Tuesday, June 24, 2014

A Day of Re-Orienting Myself for a Summer of Making @CWPFairfield @FairfieldU @Writingproject #clmooc

Yesterday began with the 9 a.m. booming of Pharrell's Happy as I sat at my desk itemizing what needed to be done first: 15 teachers arrive next week for the Invitational Summer Institute at Fairfield University, 70+ 3rd-12th graders arrive for Young Adult Literacy Labs, and I needed to trade in my car. The music and freshness of freshmyn arriving for orientation got me pumped that another season of learning and making is upon my role at CWP-Fairfield.

I heard Father Von Arx welcoming the parents and kids and my administrative assistant, Ellen, and I decided it was a perfect time to unpack all the goods we ordered for the work ahead: scissors, crayons, markers, cloth, toys, notebooks, binders, glue sticks, colored pencils, press badges, stickers, pens, pencils, hole punchers, and bubblegum.

We are set to make - we just need our crews to arrive to begin making with them.

I will forever be a fan of the National Writing Project because unlike traditional models of professional development, we entrust teachers to share what they know and challenge them to make a difference in the schools where they teach. Rather than 'accept' - we encourage them to 'produce.' Unlike most workshops and afternoon PD that arrives, our task is to believe in the expertise of teachers and help them to imagine the impossible. This was written by Elyse Eidman-Aadahl yesterday on the first 40 for 40 blog:
What we did was simple. We endowed each other with sense and authority and the expectation that teaching had an authentic intellectual life that, of course, each of us as professionals would participate in. We pulled brilliance from each other by listening to each other with the expectation that brilliance was there. We became fascinated with teaching by approaching it with the assumption that it was, in fact, fascinating. What if we approached our classrooms, our colleagues, our students that way?
My experience as a fellow (and now a Director) has been much the same. What is possible when we allow others to see the fascinating possibilities within our profession? That depends, of course, on what we choose to make alone, and together, with our students.

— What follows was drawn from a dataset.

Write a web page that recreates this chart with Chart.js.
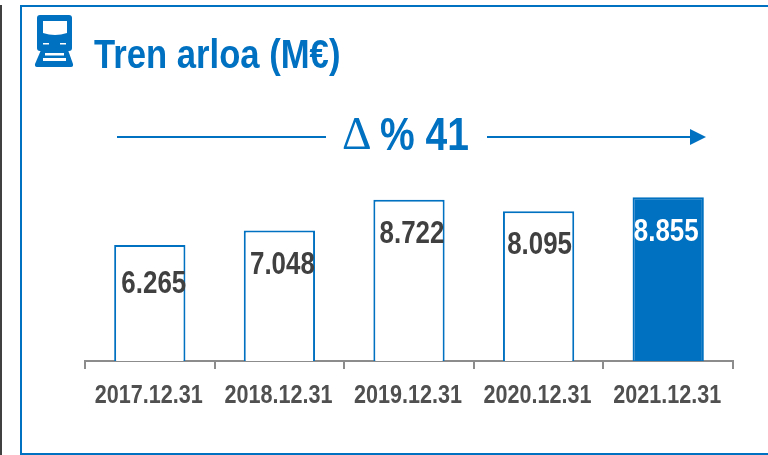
<!DOCTYPE html>
<html>
<head>
<meta charset="utf-8">
<style>
html, body { margin: 0; padding: 0; background: #fff; overflow: hidden; }
#wrap { position: relative; width: 768px; height: 455px; }
</style>
<script src="https://cdn.jsdelivr.net/npm/chart.js@4"></script>
</head>
<body>
<div id="wrap"><canvas id="trenChart" width="768" height="455"></canvas></div>
<script>
var categories = ['2017.12.31', '2018.12.31', '2019.12.31', '2020.12.31', '2021.12.31'];
var values = [6265, 7048, 8722, 8095, 8855];
var valueLabels = ['6.265', '7.048', '8.722', '8.095', '8.855'];
var titleText = 'Tren arloa (M€)';
var deltaSign = 'Δ';
var deltaText = '% 41';

var BLUE = '#0070c0';
var GREY = '#404040';
var FONT = '"Liberation Sans"';

// hand nudges of the value labels relative to their bars
var labelNudge = [
	{ x: 4, y: 48 },
	{ x: 3, y: 43 },
	{ x: 3, y: 43 },
	{ x: 1, y: 43 },
	{ x: -2, y: 44 }
];

// text squeezed sideways, the original uses a narrow bold face
function narrowText(ctx, text, x, y, font, color, sx, align) {
	ctx.save();
	ctx.font = font;
	ctx.fillStyle = color;
	ctx.textAlign = align || 'left';
	ctx.textBaseline = 'alphabetic';
	ctx.translate(x, y);
	ctx.scale(sx, 1);
	ctx.fillText(text, 0, 0);
	ctx.restore();
}

function drawTrain(ctx) {
	ctx.save();
	ctx.fillStyle = BLUE;
	// body
	ctx.beginPath();
	ctx.roundRect(37, 15, 35, 36, 3);
	ctx.fill();
	// rails
	ctx.beginPath();
	ctx.moveTo(41, 50);
	ctx.lineTo(68, 50);
	ctx.lineTo(73, 64);
	ctx.quadraticCurveTo(73.5, 67, 71, 67);
	ctx.lineTo(37, 67);
	ctx.quadraticCurveTo(34.5, 67, 35, 64);
	ctx.closePath();
	ctx.fill();
	ctx.fillStyle = '#fff';
	// windscreen
	ctx.beginPath();
	ctx.moveTo(43, 21);
	ctx.lineTo(67, 21);
	ctx.lineTo(67, 33);
	ctx.quadraticCurveTo(55, 37, 43, 33);
	ctx.closePath();
	ctx.fill();
	// lights
	ctx.fillRect(43, 43, 6, 1.5);
	ctx.fillRect(60, 43, 6, 1.5);
	// sleepers
	ctx.fillRect(45, 53, 19, 2.5);
	ctx.fillRect(43, 58, 23, 3);
	ctx.restore();
}

var framePlugin = {
	id: 'frame',
	beforeDraw: function(chart) {
		var ctx = chart.ctx;
		ctx.save();
		ctx.fillStyle = GREY;
		ctx.fillRect(0, 5, 2, 450);
		ctx.fillStyle = BLUE;
		ctx.fillRect(20, 5, 748, 2);
		ctx.fillRect(20, 5, 2, 450);
		ctx.fillRect(20, 453, 748, 2);
		ctx.restore();

		drawTrain(ctx);
		narrowText(ctx, titleText, 94, 68, 'bold 41px ' + FONT, BLUE, 0.845);

		// growth arrow
		ctx.save();
		ctx.strokeStyle = BLUE;
		ctx.lineWidth = 2;
		ctx.beginPath();
		ctx.moveTo(117, 137);
		ctx.lineTo(326, 137);
		ctx.moveTo(487, 137);
		ctx.lineTo(692, 137);
		ctx.stroke();
		ctx.fillStyle = BLUE;
		ctx.beginPath();
		ctx.moveTo(690, 129);
		ctx.lineTo(706, 137);
		ctx.lineTo(690, 145);
		ctx.closePath();
		ctx.fill();
		ctx.restore();
		narrowText(ctx, deltaSign, 342, 149, '46px "Liberation Serif"', BLUE, 1);
		narrowText(ctx, deltaText, 380, 150, 'bold 47px ' + FONT, BLUE, 0.83);
	},
	afterDatasetsDraw: function(chart) {
		var ctx = chart.ctx;
		var bars = chart.getDatasetMeta(0).data;
		var xAxis = chart.scales.x;
		for (var i = 0; i < bars.length; i++) {
			var color = i === bars.length - 1 ? '#fff' : GREY;
			narrowText(ctx, valueLabels[i], bars[i].x + labelNudge[i].x, bars[i].y + labelNudge[i].y, 'bold 32px ' + FONT, color, 0.81, 'center');
			// axis labels, hung on the axis' own tick positions
			narrowText(ctx, categories[i], xAxis.getPixelForTick(i) - 1, 403, 'bold 26px ' + FONT, '#505050', 0.83, 'center');
		}
	}
};

var chartArea = document.getElementById('trenChart').getContext('2d');
var myChart = new Chart(chartArea, {
	type: 'bar',
	data: {
		labels: categories,
		datasets: [{
			data: values,
			backgroundColor: ['#fff', '#fff', '#fff', '#fff', BLUE],
			borderColor: BLUE,
			borderWidth: 2,
			barPercentage: 0.55,
			categoryPercentage: 1
		}]
	},
	options: {
		responsive: false,
		animation: false,
		layout: {
			padding: { left: 85, right: 35, top: 176, bottom: 0 }
		},
		plugins: {
			legend: { display: false },
			tooltip: { enabled: false }
		},
		scales: {
			x: {
				afterFit: function(scale) {
					scale.height = 94;
				},
				grid: {
					offset: true,
					drawOnChartArea: false,
					color: '#8c8c8c',
					lineWidth: 2,
					tickLength: 8
				},
				border: { color: '#8c8c8c', width: 2 },
				ticks: {
					display: false,
					autoSkip: false,
					maxRotation: 0
				}
			},
			y: {
				display: false,
				min: 0,
				max: 10000
			}
		}
	},
	plugins: [framePlugin]
});
</script>
</body>
</html>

We've made a lot of progress with what we envision for teachers, schools, and youth in southern Connecticut and it begins with this year's slogan, "Say What You Want to Say."

We are thrilled to partner with CT Mirror this summer and proud of the sponsorship we've received for Ubuntu Academy - a summer lab for relocated refugee youth and recent immigrants in Bridgeport.

Now all we can do is breathe in and breathe out and let the brilliance of those who attend shine with what they were brought to this earth to do.